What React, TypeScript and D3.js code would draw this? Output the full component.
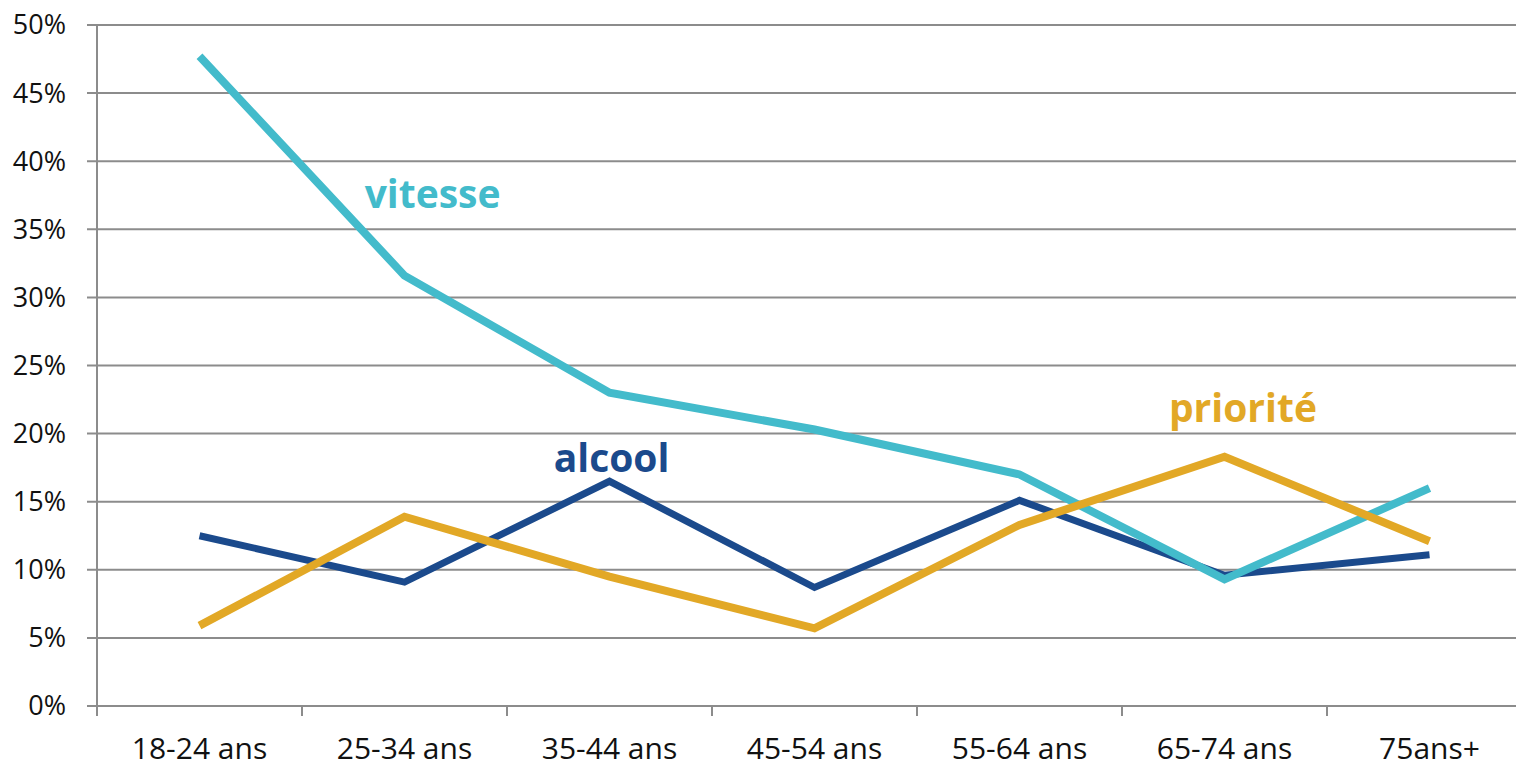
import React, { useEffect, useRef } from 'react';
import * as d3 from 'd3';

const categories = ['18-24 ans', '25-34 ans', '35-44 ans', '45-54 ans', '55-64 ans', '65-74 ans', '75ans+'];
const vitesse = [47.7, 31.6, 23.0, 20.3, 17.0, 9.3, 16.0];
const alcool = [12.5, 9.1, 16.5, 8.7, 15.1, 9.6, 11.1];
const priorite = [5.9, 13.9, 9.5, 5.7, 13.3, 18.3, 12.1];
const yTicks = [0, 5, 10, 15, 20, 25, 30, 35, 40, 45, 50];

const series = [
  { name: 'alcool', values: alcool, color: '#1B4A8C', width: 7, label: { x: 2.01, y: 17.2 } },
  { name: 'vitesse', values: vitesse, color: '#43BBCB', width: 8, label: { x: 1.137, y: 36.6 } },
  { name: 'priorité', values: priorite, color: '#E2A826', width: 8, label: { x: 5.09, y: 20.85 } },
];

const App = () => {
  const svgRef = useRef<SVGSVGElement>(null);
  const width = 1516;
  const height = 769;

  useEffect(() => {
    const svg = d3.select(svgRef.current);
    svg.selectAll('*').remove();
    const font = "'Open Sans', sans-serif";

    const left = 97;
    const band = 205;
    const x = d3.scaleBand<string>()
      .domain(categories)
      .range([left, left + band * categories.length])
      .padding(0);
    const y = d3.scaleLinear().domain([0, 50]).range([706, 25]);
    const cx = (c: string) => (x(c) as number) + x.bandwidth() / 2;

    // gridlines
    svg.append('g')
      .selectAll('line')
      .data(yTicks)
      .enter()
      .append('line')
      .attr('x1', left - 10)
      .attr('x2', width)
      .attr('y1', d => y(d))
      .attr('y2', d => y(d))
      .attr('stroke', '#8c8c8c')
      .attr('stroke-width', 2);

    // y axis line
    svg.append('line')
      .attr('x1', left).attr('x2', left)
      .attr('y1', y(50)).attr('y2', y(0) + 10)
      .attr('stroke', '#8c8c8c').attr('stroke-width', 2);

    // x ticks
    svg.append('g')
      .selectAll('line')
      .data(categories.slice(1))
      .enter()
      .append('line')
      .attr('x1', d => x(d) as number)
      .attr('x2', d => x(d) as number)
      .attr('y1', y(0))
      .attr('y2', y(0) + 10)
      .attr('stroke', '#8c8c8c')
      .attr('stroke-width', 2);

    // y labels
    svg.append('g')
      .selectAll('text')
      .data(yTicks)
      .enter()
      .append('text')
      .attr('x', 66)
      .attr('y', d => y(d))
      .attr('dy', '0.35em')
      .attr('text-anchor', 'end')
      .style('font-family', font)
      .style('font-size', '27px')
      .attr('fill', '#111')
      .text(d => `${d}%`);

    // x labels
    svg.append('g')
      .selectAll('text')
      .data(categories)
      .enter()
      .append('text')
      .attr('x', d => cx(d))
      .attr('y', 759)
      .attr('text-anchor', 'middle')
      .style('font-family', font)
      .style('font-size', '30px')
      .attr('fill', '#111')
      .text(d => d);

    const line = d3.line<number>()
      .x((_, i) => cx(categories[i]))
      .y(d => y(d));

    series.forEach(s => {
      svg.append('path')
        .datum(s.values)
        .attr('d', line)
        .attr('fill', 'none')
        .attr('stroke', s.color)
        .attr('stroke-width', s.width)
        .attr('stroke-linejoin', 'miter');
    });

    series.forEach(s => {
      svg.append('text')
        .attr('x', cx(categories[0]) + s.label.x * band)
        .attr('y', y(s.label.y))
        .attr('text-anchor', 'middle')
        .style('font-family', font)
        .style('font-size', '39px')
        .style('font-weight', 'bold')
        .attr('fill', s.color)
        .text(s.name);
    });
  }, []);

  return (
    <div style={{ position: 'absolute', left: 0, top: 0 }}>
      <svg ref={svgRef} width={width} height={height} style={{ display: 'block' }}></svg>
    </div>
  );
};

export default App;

———

- **Exercise aim**
Reproduce the material in its entirety and word for word, without the pictures.

- **Response below**
What React, TypeScript and D3.js code would draw this? Output the full component.
import React, { useEffect, useRef } from 'react';
import * as d3 from 'd3';

const categories = ['18-24 ans', '25-34 ans', '35-44 ans', '45-54 ans', '55-64 ans', '65-74 ans', '75ans+'];
const vitesse = [47.7, 31.6, 23.0, 20.3, 17.0, 9.3, 16.0];
const alcool = [12.5, 9.1, 16.5, 8.7, 15.1, 9.6, 11.1];
const priorite = [5.9, 13.9, 9.5, 5.7, 13.3, 18.3, 12.1];
const yTicks = [0, 5, 10, 15, 20, 25, 30, 35, 40, 45, 50];

const series = [
  { name: 'alcool', values: alcool, color: '#1B4A8C', width: 7, label: { x: 2.01, y: 17.2 } },
  { name: 'vitesse', values: vitesse, color: '#43BBCB', width: 8, label: { x: 1.137, y: 36.6 } },
  { name: 'priorité', values: priorite, color: '#E2A826', width: 8, label: { x: 5.09, y: 20.85 } },
];

const App = () => {
  const svgRef = useRef<SVGSVGElement>(null);
  const width = 1516;
  const height = 769;

  useEffect(() => {
    const svg = d3.select(svgRef.current);
    svg.selectAll('*').remove();
    const font = "'Open Sans', sans-serif";

    const left = 97;
    const band = 205;
    const x = d3.scaleBand<string>()
      .domain(categories)
      .range([left, left + band * categories.length])
      .padding(0);
    const y = d3.scaleLinear().domain([0, 50]).range([706, 25]);
    const cx = (c: string) => (x(c) as number) + x.bandwidth() / 2;

    // gridlines
    svg.append('g')
      .selectAll('line')
      .data(yTicks)
      .enter()
      .append('line')
      .attr('x1', left - 10)
      .attr('x2', width)
      .attr('y1', d => y(d))
      .attr('y2', d => y(d))
      .attr('stroke', '#8c8c8c')
      .attr('stroke-width', 2);

    // y axis line
    svg.append('line')
      .attr('x1', left).attr('x2', left)
      .attr('y1', y(50)).attr('y2', y(0) + 10)
      .attr('stroke', '#8c8c8c').attr('stroke-width', 2);

    // x ticks
    svg.append('g')
      .selectAll('line')
      .data(categories.slice(1))
      .enter()
      .append('line')
      .attr('x1', d => x(d) as number)
      .attr('x2', d => x(d) as number)
      .attr('y1', y(0))
      .attr('y2', y(0) + 10)
      .attr('stroke', '#8c8c8c')
      .attr('stroke-width', 2);

    // y labels
    svg.append('g')
      .selectAll('text')
      .data(yTicks)
      .enter()
      .append('text')
      .attr('x', 66)
      .attr('y', d => y(d))
      .attr('dy', '0.35em')
      .attr('text-anchor', 'end')
      .style('font-family', font)
      .style('font-size', '27px')
      .attr('fill', '#111')
      .text(d => `${d}%`);

    // x labels
    svg.append('g')
      .selectAll('text')
      .data(categories)
      .enter()
      .append('text')
      .attr('x', d => cx(d))
      .attr('y', 759)
      .attr('text-anchor', 'middle')
      .style('font-family', font)
      .style('font-size', '30px')
      .attr('fill', '#111')
      .text(d => d);

    const line = d3.line<number>()
      .x((_, i) => cx(categories[i]))
      .y(d => y(d));

    series.forEach(s => {
      svg.append('path')
        .datum(s.values)
        .attr('d', line)
        .attr('fill', 'none')
        .attr('stroke', s.color)
        .attr('stroke-width', s.width)
        .attr('stroke-linejoin', 'miter');
    });

    series.forEach(s => {
      svg.append('text')
        .attr('x', cx(categories[0]) + s.label.x * band)
        .attr('y', y(s.label.y))
        .attr('text-anchor', 'middle')
        .style('font-family', font)
        .style('font-size', '39px')
        .style('font-weight', 'bold')
        .attr('fill', s.color)
        .text(s.name);
    });
  }, []);

  return (
    <div style={{ position: 'absolute', left: 0, top: 0 }}>
      <svg ref={svgRef} width={width} height={height} style={{ display: 'block' }}></svg>
    </div>
  );
};

export default App;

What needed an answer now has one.